3. do and perform any and all acts for and on behalf of the undersigned which may be necessary or desirable to complete and execute any such Schedules 13D or 13G or Form 3, 4, or 5, complete and execute any amendment or amendments thereto, and timely file such form with the SEC and any stock exchange or similar authority; and


4. take any other action of any type whatsoever in connection with the foregoing which, in the opinion of such attorney-in-fact, may be of benefit to, in the best interest of, or legally required by, the undersigned, it being understood that the documents executed by such attorney-in-fact on behalf of the undersigned pursuant to this Power of Attorney shall be in such form and shall contain such terms and conditions as such attorney-in-fact may approve in such attorney-in-facts discretion.

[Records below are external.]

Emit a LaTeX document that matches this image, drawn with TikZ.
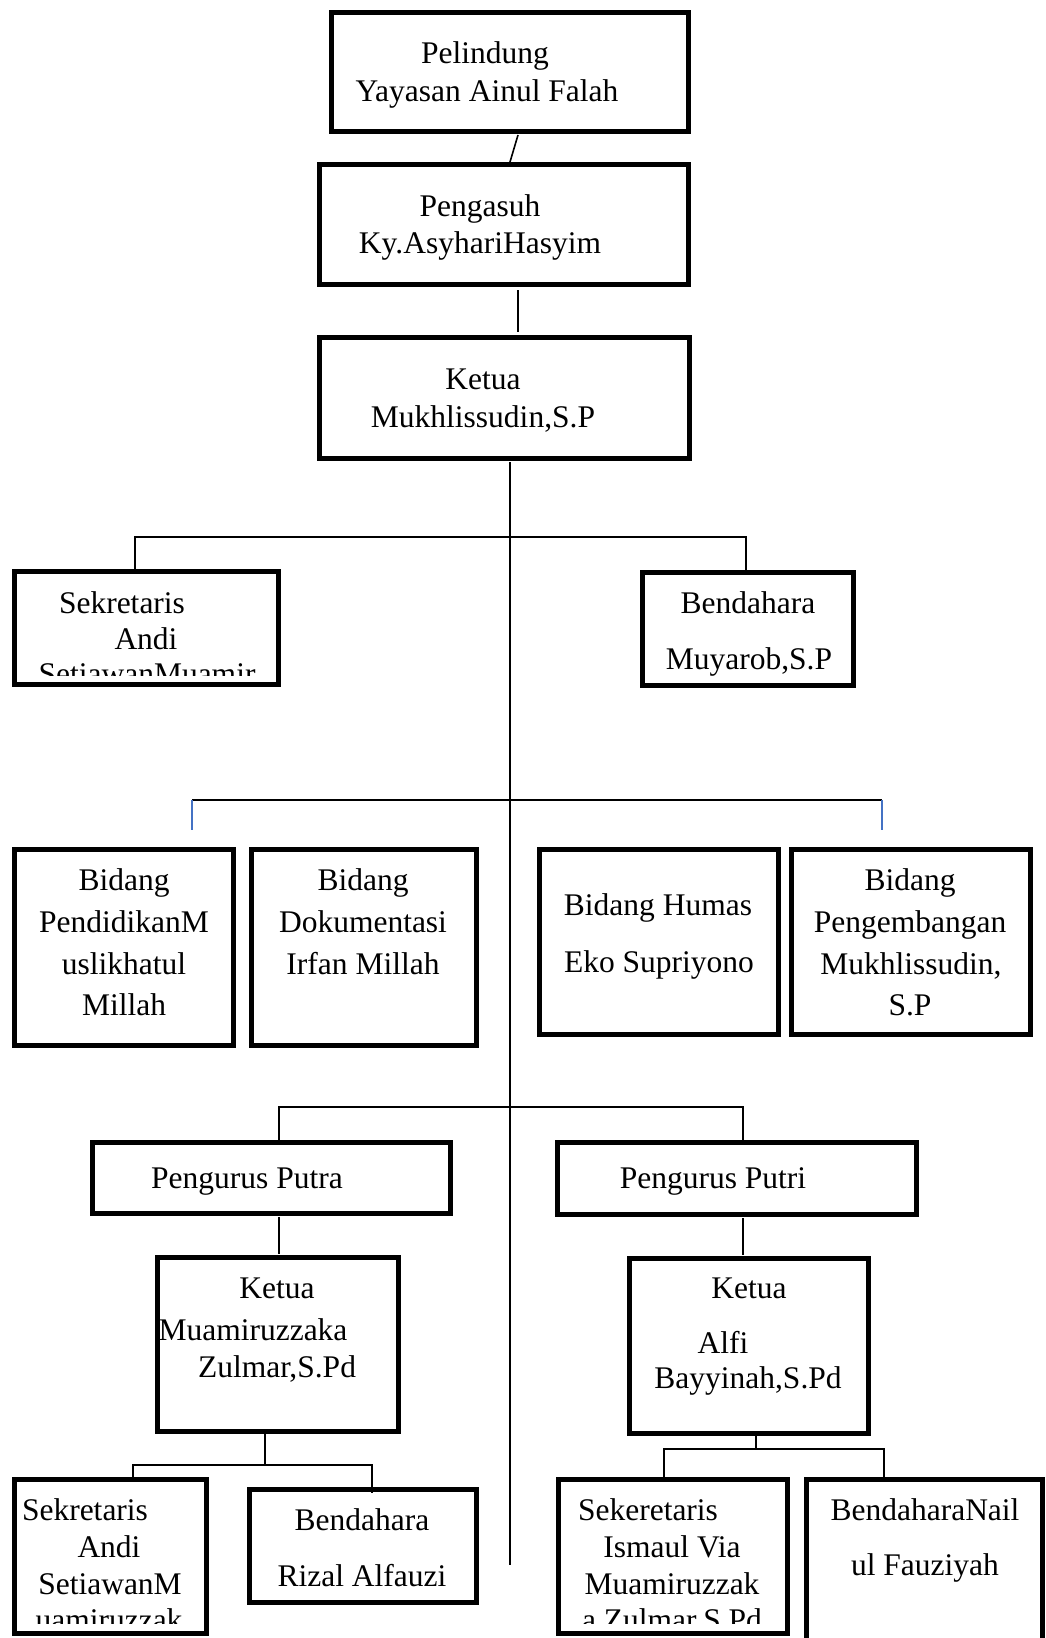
\documentclass[tikz,border=0pt]{standalone}
\usepackage{fontspec}
\setmainfont{Liberation Serif}
\definecolor{tickblue}{RGB}{68,114,196}
\tikzset{
  orgbox/.style={draw, rectangle, line width=5pt, inner sep=0pt, outer sep=0pt},
  txt/.style={anchor=base, inner sep=0pt, outer sep=0pt, font=\fontsize{31.5}{38}\selectfont},
  conn/.style={line width=1.6pt},
  bluetick/.style={line width=1.4pt, draw=tickblue},
}
\newcommand{\tline}[4]{\node[txt] (#1) at (#2,#3) {#4};}
\begin{document}
\begin{tikzpicture}[x=1pt,y=-1pt]
\useasboundingbox (0,0) rectangle (1045,1638);
\fill[white] (0,0) rectangle (1045,1638);

% boxes
\node[orgbox, minimum width=357pt, minimum height=119pt] (pel) at (509.5,71.5) {};
\node[orgbox, minimum width=369pt, minimum height=120pt] (pga) at (503.5,224) {};
\node[orgbox, minimum width=370pt, minimum height=121pt] (ket) at (504,397.5) {};
\node[orgbox, minimum width=264pt, minimum height=113pt] (sek) at (146,627.5) {};
\node[orgbox, minimum width=211pt, minimum height=113pt] (ben) at (747.5,629) {};
\node[orgbox, minimum width=219pt, minimum height=196pt] (bd1) at (123.5,947) {};
\node[orgbox, minimum width=225pt, minimum height=196pt] (bd2) at (363.5,947) {};
\node[orgbox, minimum width=239pt, minimum height=185pt] (bd3) at (658.5,941.5) {};
\node[orgbox, minimum width=239pt, minimum height=185pt] (bd4) at (910.5,941.5) {};
\node[orgbox, minimum width=358pt, minimum height=71pt] (pa) at (271,1177.5) {};
\node[orgbox, minimum width=359pt, minimum height=72pt] (pi) at (736.5,1178) {};
\node[orgbox, minimum width=241pt, minimum height=174pt] (kpa) at (277.5,1344) {};
\node[orgbox, minimum width=239pt, minimum height=175pt] (kpi) at (748.5,1345.5) {};
\node[orgbox, minimum width=192pt, minimum height=154pt] (s2) at (110,1556) {};
\node[orgbox, minimum width=227pt, minimum height=113pt] (b2) at (362.5,1545.5) {};
\node[orgbox, minimum width=229pt, minimum height=154pt] (s3) at (672.5,1556) {};
\node[orgbox, minimum width=236pt, minimum height=221pt] (b3) at (924,1589.5) {};

% connectors
\draw[conn] ([xshift=8.5pt,yshift=-4pt]pel.south) -- ([xshift=6.5pt,yshift=2pt]pga.north);
\draw[conn] ([xshift=14.5pt,yshift=-6pt]pga.south) -- ([xshift=14pt,yshift=5pt]ket.north);
\coordinate (tend) at (510,1565);
\draw[conn] ([xshift=6pt,yshift=-4pt]ket.south) -- (tend);
\coordinate (h1) at (510,537);
\draw[conn] ([xshift=-11pt]sek.north) |- (h1) -| ([xshift=-1.5pt]ben.north);
\coordinate (h2l) at (192,800);
\coordinate (h2r) at (882,800);
\coordinate (bt1) at (192,830);
\coordinate (bt2) at (882,830);
\draw[conn] (h2l) -- (h2r);
\draw[bluetick] (h2l) -- (bt1);
\draw[bluetick] (h2r) -- (bt2);
\coordinate (h3) at (510,1107);
\draw[conn] ([xshift=8pt]pa.north) |- (h3) -| ([xshift=6.5pt]pi.north);
\draw[conn] ([xshift=8pt,yshift=-4pt]pa.south) -- ([xshift=1.5pt,yshift=3pt]kpa.north);
\draw[conn] ([xshift=6.5pt,yshift=-4pt]pi.south) -- ([xshift=-5.5pt,yshift=3pt]kpi.north);
\coordinate (k1) at (265,1465);
\draw[conn] ([xshift=-12.5pt]kpa.south) -- (k1);
\draw[conn] ([xshift=23pt]s2.north) |- (k1) -| ([xshift=9.5pt,yshift=-4pt]b2.north);
\coordinate (k2) at (756,1449);
\draw[conn] ([xshift=7.5pt]kpi.south) -- (k2);
\draw[conn] ([xshift=-8.5pt]s3.north) |- (k2) -| ([xshift=-40pt]b3.north);

% texts
\tline{pelA}{485}{63}{Pelindung}
\tline{pelB}{487}{101}{Yayasan Ainul Falah}
\tline{pgaA}{480}{216}{Pengasuh}
\tline{pgaB}{480}{253}{Ky.AsyhariHasyim}
\tline{ketA}{483}{389}{Ketua}
\tline{ketB}{483}{427}{Mukhlissudin,S.P}
\begin{scope}
\clip (0,0) rectangle (1045,675);
\tline{sekA}{122}{613}{Sekretaris}
\tline{sekB}{146}{649}{Andi}
\tline{sekC}{147}{684}{SetiawanMuamir}
\end{scope}
\tline{benA}{748}{613}{Bendahara}
\tline{benB}{749}{669}{Muyarob,S.P}
\tline{bdaA}{124}{890}{Bidang}
\tline{bdaB}{124}{932}{PendidikanM}
\tline{bdaC}{124}{974}{uslikhatul}
\tline{bdaD}{124}{1015}{Millah}
\tline{bdbA}{363}{890}{Bidang}
\tline{bdbB}{363}{932}{Dokumentasi}
\tline{bdbC}{363}{974}{Irfan Millah}
\tline{bdcA}{658}{915}{Bidang Humas}
\tline{bdcB}{659}{972}{Eko Supriyono}
\tline{bddA}{910}{890}{Bidang}
\tline{bddB}{910}{932}{Pengembangan}
\tline{bddC}{911}{974}{Mukhlissudin,}
\tline{bddD}{910}{1015}{S.P}
\tline{paA}{247}{1188}{Pengurus Putra}
\tline{piA}{713}{1188}{Pengurus Putri}
\tline{kpaA}{277}{1298}{Ketua}
\tline{kpaB}{253}{1340}{Muamiruzzaka}
\tline{kpaC}{277}{1377}{Zulmar,S.Pd}
\tline{kpiA}{749}{1298}{Ketua}
\tline{kpiB}{723}{1353}{Alfi}
\tline{kpiC}{748}{1388}{Bayyinah,S.Pd}
\begin{scope}
\clip (0,0) rectangle (1045,1623);
\tline{sbA}{85}{1520}{Sekretaris}
\tline{sbB}{109}{1557}{Andi}
\tline{sbC}{110}{1594}{SetiawanM}
\tline{sbD}{109}{1630}{uamiruzzak}
\tline{scA}{648}{1520}{Sekeretaris}
\tline{scB}{672}{1557}{Ismaul Via}
\tline{scC}{672}{1594}{Muamiruzzak}
\tline{scD}{672}{1630}{a Zulmar,S.Pd}
\end{scope}
\tline{bbA}{362}{1530}{Bendahara}
\tline{bbB}{362}{1586}{Rizal Alfauzi}
\tline{bcA}{925}{1520}{BendaharaNail}
\tline{bcB}{925}{1575}{ul Fauziyah}
\end{tikzpicture}
\end{document}
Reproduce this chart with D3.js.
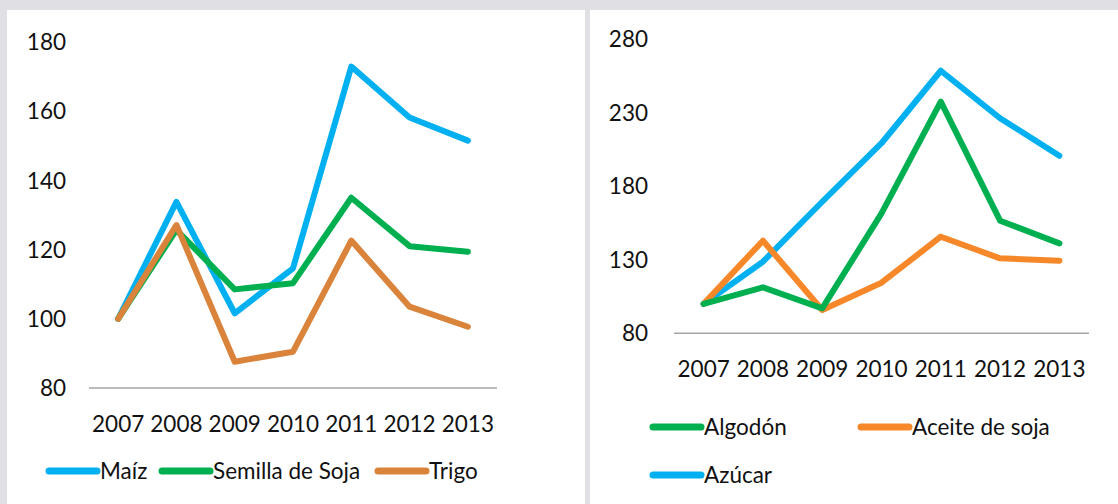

The undersigned hereby grants to each such attorney-in-fact full power and authority to do and perform any and every act and thing whatsoever requisite, necessary, or proper to be done in the exercise of any of the rights and powers herein granted, as fully to all intents and purposes as the undersigned might or could do if personally present, with full power of substitution or revocation, hereby ratifying and confirming all that such attorney-in-fact, or such attorney-in-fact's substitute or substitutes, shall lawfully do or cause to be done by virtue of this power of attorney and the rights and powers herein granted. The undersigned acknowledges that the foregoing attorneys-in-fact, in serving in such capacity at the request of the undersigned, are not assuming, nor is the Company assuming any of the undersigneds responsibilities to comply with Sections 13 and 16 of the Securities Exchange Act of 1934.


This Power of Attorney shall remain in full force and effect until the undersigned is no longer required to file Forms 3, 4, and 5 with respect to the undersigneds holdings of and transactions in securities issued by the Company, unless earlier revoked by the undersigned in a signed writing delivered to the foregoing attorneys-in-fact.


IN WITNESS WHEREOF, the undersigned has caused this Power of Attorney to be executed as of the date first written above.